The board stated in its decision that “the evidence is insufficient to establish that the employer’s employees who work on jobsites in the field as installers share a community of interest sufficiently distinct from excluded employees.”
This is because employees at the company generally begin working in the shop before advancing to the field and, according to the decision, shop employees may spend up to 30% of their time in the field and vice versa.
American Steel Construction Inc.’s business is not formally divided into departments, but functionally. The employees at issue in the proceeding work in the company’s fabrication shop making and finishing steel beams, stairs, handrails and other architectural elements; work at jobsites installing those finished parts; and transport the finished parts and equipment between the shop and the jobsites—or among jobsites. There are 29 employees who perform these functions to varying degrees.
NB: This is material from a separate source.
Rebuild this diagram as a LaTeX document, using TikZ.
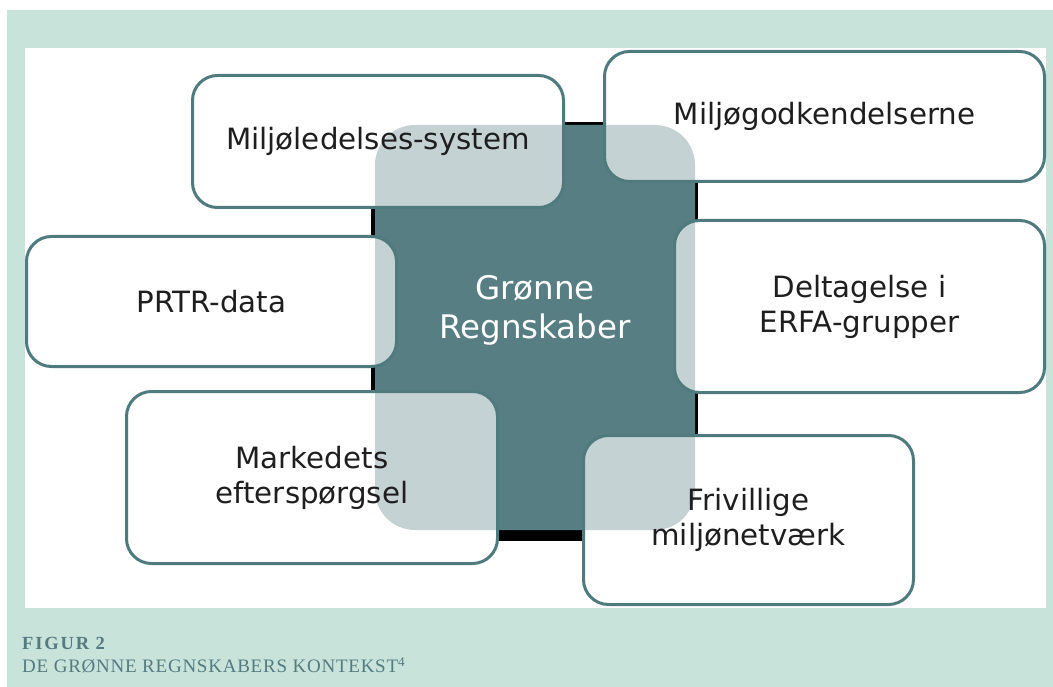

“Although the employees who generally work in the field appear to share a community of interest, their differences from the employees who generally work in the shop are not sufficiently distinct so as to warrant a separate bargaining unit,” said Terry Morgan, regional director for NLRB Region 7, in the decision. “Rather, the record discloses and I find that, although employees working in the shop and in the field perform different functions, have different day-to-day-supervision, and different working conditions at their job locations, there is significant evidence of employee interchange, functional integration, common hours of work, the same wages and benefits, and similar skills. There is a community of interest among all the employees.”
The board says it’s found that units consisting of both shop and field workers are appropriate where the employer both fabricates and installs structural steel. Due to these findings, the petition, which was filed under section 9(c) of the National Labor Relations Act, has been dismissed.